So called review pro’s from websites are clueless of what Yamaha put what type of keys in price range. Most of online website pro reviews will compare the specs and write the review without playing them.P125 (700$) , MX 88 ($1000, now $1100) and all sub $1000 88 keys pianos use GHS action. Not GH and GHE and NWX actions are for more expensive $1500 models. GHE is more playable for rapid repetitive notes and trills than GHS or Rolands sub 1000 FP30x . No sub $1000 pianos has Bösendorfer Samples either. Just CFX. The good thing is VRM and natural! Piano samples with some limited adjustments. Old “warm live!”
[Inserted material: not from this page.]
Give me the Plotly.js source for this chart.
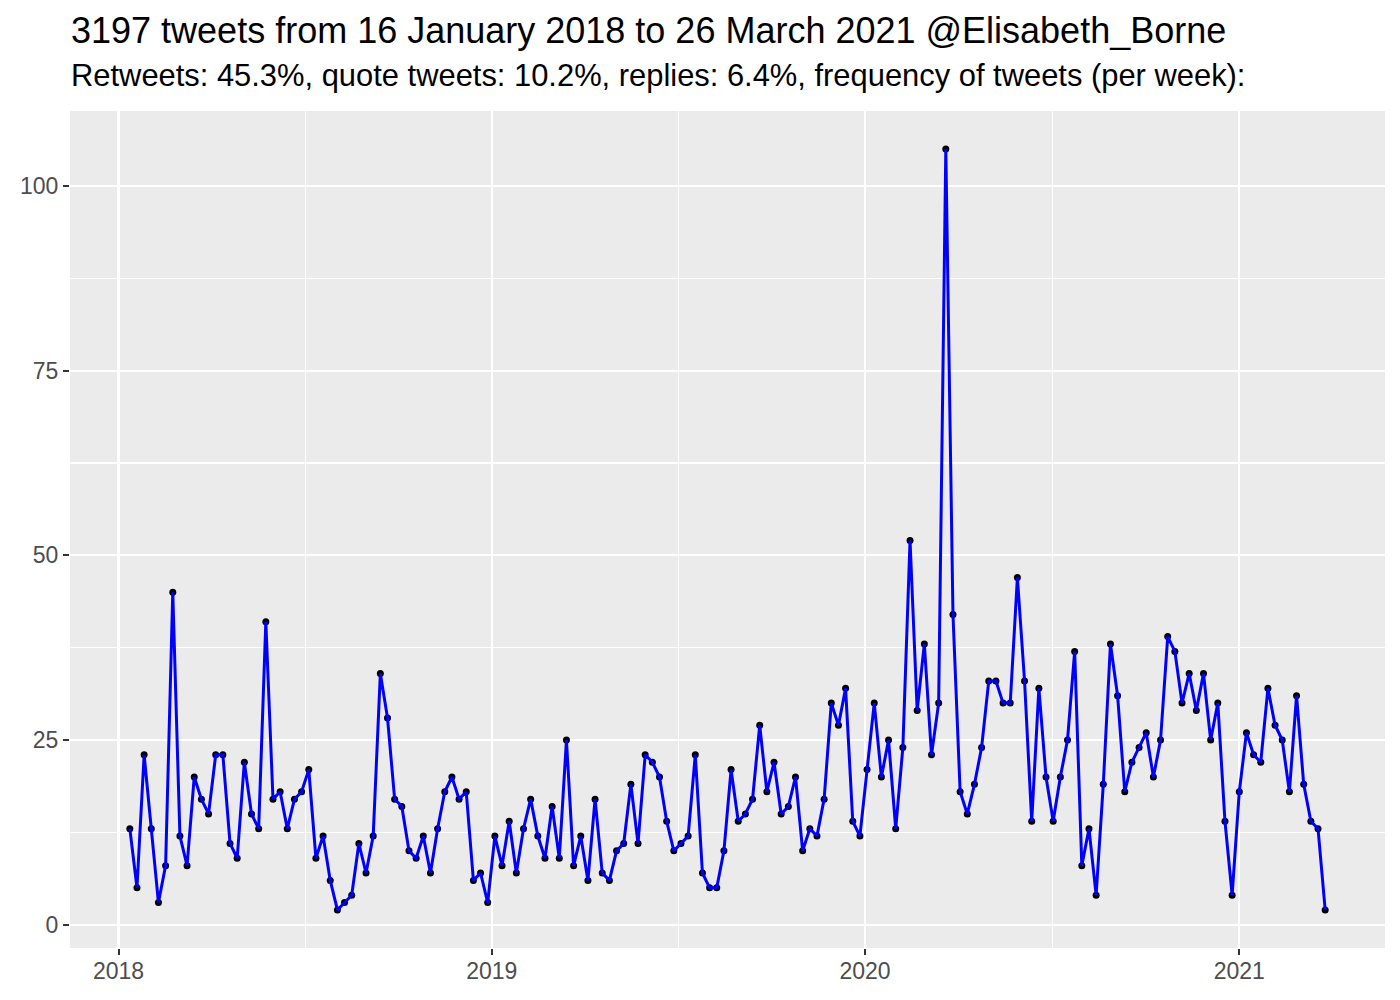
<!DOCTYPE html>
<html>
<head>
<meta charset="utf-8">
<script src="https://cdn.plot.ly/plotly-3.0.1.min.js"></script>
<style>html,body{margin:0;padding:0;background:#fff;}#chart{width:1400px;height:1000px;}</style>
</head>
<body>
<div id="chart"></div>
<script>
// Weekly tweet counts, first week starting 2018-01-12, last 2021-03-26
const firstWeek = '2018-01-12';
const tweetsPerWeek = [
  13,5,23,13,3,8,45,12,8,20,
  17,15,23,23,11,9,22,15,13,41,
  17,18,13,17,18,21,9,12,6,2,
  3,4,11,7,12,34,28,17,16,10,
  9,12,7,13,18,20,17,18,6,7,
  3,12,8,14,7,13,17,12,9,16,
  9,25,8,12,6,17,7,6,10,11,
  19,11,23,22,20,14,10,11,12,23,
  7,5,5,10,21,14,15,17,27,18,
  22,15,16,20,10,13,12,17,30,27,
  32,14,12,21,30,20,25,13,24,52,
  29,38,23,30,105,42,18,15,19,24,
  33,33,30,30,47,33,14,32,20,14,
  20,25,37,8,13,4,19,38,31,18,
  22,24,26,20,25,39,37,30,34,29,
  34,25,30,14,4,18,26,23,22,32,
  27,25,18,31,19,14,13,2
];
const xTickVals = ['2018-01-01','2019-01-01','2020-01-01','2021-01-01'];
const xTickText = ['2018','2019','2020','2021'];
const xMinorVals = ['2018-07-02 12:00','2019-07-02 12:00','2020-07-02 12:00'];
const yTickVals = [0,25,50,75,100];
const yMinorVals = [12.5,37.5,62.5,87.5];
const titleText = '3197 tweets from 16 January 2018 to 26 March 2021 @Elisabeth_Borne';
const subtitleText = 'Retweets: 45.3%, quote tweets: 10.2%, replies: 6.4%, frequency of tweets (per week):';

// week dates (one per value)
const weekDates = tweetsPerWeek.map((_, i) => {
  const d = new Date(firstWeek + 'T00:00:00Z');
  d.setUTCDate(d.getUTCDate() + 7 * i);
  return d.toISOString().slice(0, 10);
});

const FONT = 'Liberation Sans, Arial, Helvetica, sans-serif';

const traces = [
  {
    x: weekDates, y: tweetsPerWeek, type: 'scatter', mode: 'markers',
    marker: {color: '#000000', size: 7}, hoverinfo: 'x+y', showlegend: false
  },
  {
    x: weekDates, y: tweetsPerWeek, type: 'scatter', mode: 'lines',
    line: {color: '#0000FF', width: 3}, hoverinfo: 'skip', showlegend: false
  }
];

const layout = {
  width: 1400, height: 1000,
  paper_bgcolor: '#FFFFFF', plot_bgcolor: '#EBEBEB',
  margin: {l: 70, r: 15, t: 111, b: 52},
  font: {family: FONT, color: '#4D4D4D'},
  showlegend: false,
  xaxis: {
    type: 'date',
    range: ['2017-11-14 12:00', '2021-05-23 12:00'],
    tickmode: 'array', tickvals: xTickVals, ticktext: xTickText,
    showgrid: true, gridcolor: '#FFFFFF', gridwidth: 2.2,
    zeroline: false, showline: false,
    ticks: 'outside', ticklen: 6, tickwidth: 2, tickcolor: '#333333',
    ticklabelstandoff: -4,
    tickfont: {size: 23, color: '#4D4D4D', family: FONT},
    minor: {tickmode: 'array', tickvals: xMinorVals, showgrid: true, gridcolor: '#FFFFFF', gridwidth: 1.1, ticks: ''}
  },
  yaxis: {
    range: [-3.15, 110.15],
    tickmode: 'array', tickvals: yTickVals,
    showgrid: true, gridcolor: '#FFFFFF', gridwidth: 2.2,
    zeroline: false, showline: false,
    ticks: 'outside', ticklen: 6, tickwidth: 2, tickcolor: '#333333',
    tickfont: {size: 23, color: '#4D4D4D', family: FONT},
    minor: {tickmode: 'array', tickvals: yMinorVals, showgrid: true, gridcolor: '#FFFFFF', gridwidth: 1.1, ticks: ''}
  },
  annotations: [
    {
      text: titleText, xref: 'paper', yref: 'paper', x: 0, y: 1.096,
      xanchor: 'left', yanchor: 'middle', showarrow: false, xshift: -1,
      font: {family: FONT, size: 36, color: '#000000'}
    },
    {
      text: subtitleText, xref: 'paper', yref: 'paper', x: 0, y: 1.042,
      xanchor: 'left', yanchor: 'middle', showarrow: false, xshift: -1,
      font: {family: FONT, size: 30.9, color: '#000000'}
    }
  ]
};

Plotly.newPlot('chart', traces, layout, {displayModeBar: false, staticPlot: true});
</script>
</body>
</html>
Piano samples will sound less bright.
Mx88 is 88 keys ( same key action) and is 30 Ibs.
Xe20 is 88 keys with speakers and is 25 lbs.
Yamaha can definitely do better with making less than 47 Ibs but they want to prevent the OMBers buying this instead of sx600. There is increased demand for arranger with weighed keys. Up to now, most lack one or more features: mega voice style compatibility/ 4 variation/ style writing/ 16 track seq , SA quality right hand voices, etc. in the past , in Korg world, they had Havian ( pa300 with 88 keys)( light weight ) and pa588 ( pa500 in 88 keys but heavy and expensive). Both have great editing and had all features as their related arrangers.
Unfortunately, if xe20 is pa300 ( instead of ek50)with 88 keys with around 35 pounds or less, it will be a direct competitor to Yamaha. Korg missed that boat by going cheap route by using year 2000’s Pa80 gen styles.